Reviewed by Brian Baker

Over the course of its nearly decade-long reign, Bloodshot has become the premiere label for what some people might call "alternative country." Bloodshot artists and administrators alike would be more prone to call it "the alternative to country," but regardless of nomenclature, this is a label that takes its music, its artists and its fans very seriously.

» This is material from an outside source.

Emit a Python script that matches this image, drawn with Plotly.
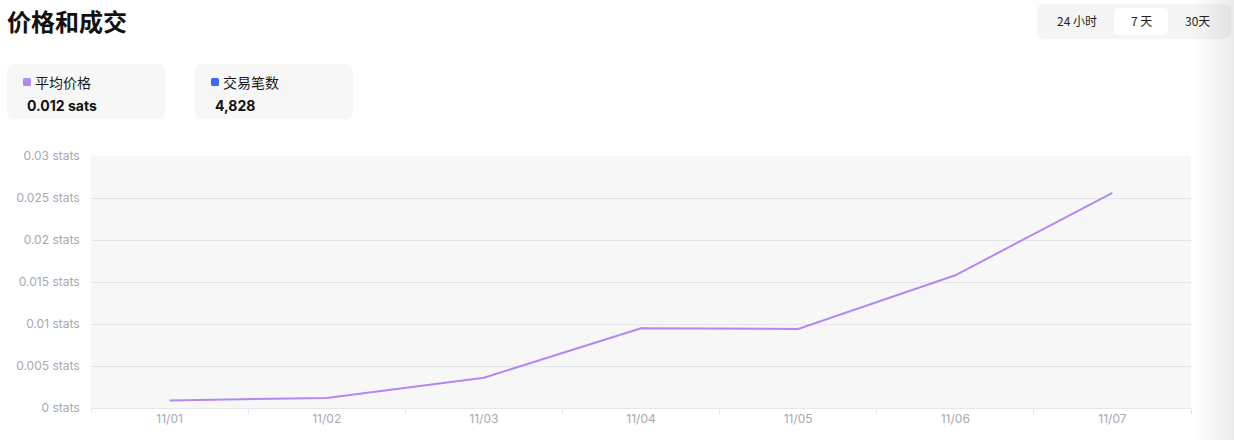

For the label's 100th release, Bloodshot has come up with a fiendishly clever compilation concept. Rather than pat themselves on the back over their many successes over the past 10 years, Bloodshot assembled an incredible array of its roster and cherrypicked a handful of tracks that have either been featured on limited edition singles (which are now hopelessly out of print and hard to find) or vaulted and unreleased. It's nearly impossible to find a bum cut. From Kelly Hogan's brilliant "1,000,001," an unissued track originally slated for a B-side, to the Volebeats' incredibly faithful 6-minute reading of Funkadelic's "Maggot Brain" to the Meat Purveyors's astounding murder ballad spin on a trio of Madonna songs, Singles/Doubles is a treasure trove of quality rarities.

For collectors, there's a pair of Ryan Adams demos from the "Heartbreaker" sessions, and for the obsessives, there's Neko Case & the Sadies, Andre Williams & 2-Star Tabernacle and Hogan's duet with John Wesley Harding. Maybe for their bicentennial, Bloodshot will take this concept to the box set stage. Fingers crossed, wallets ready.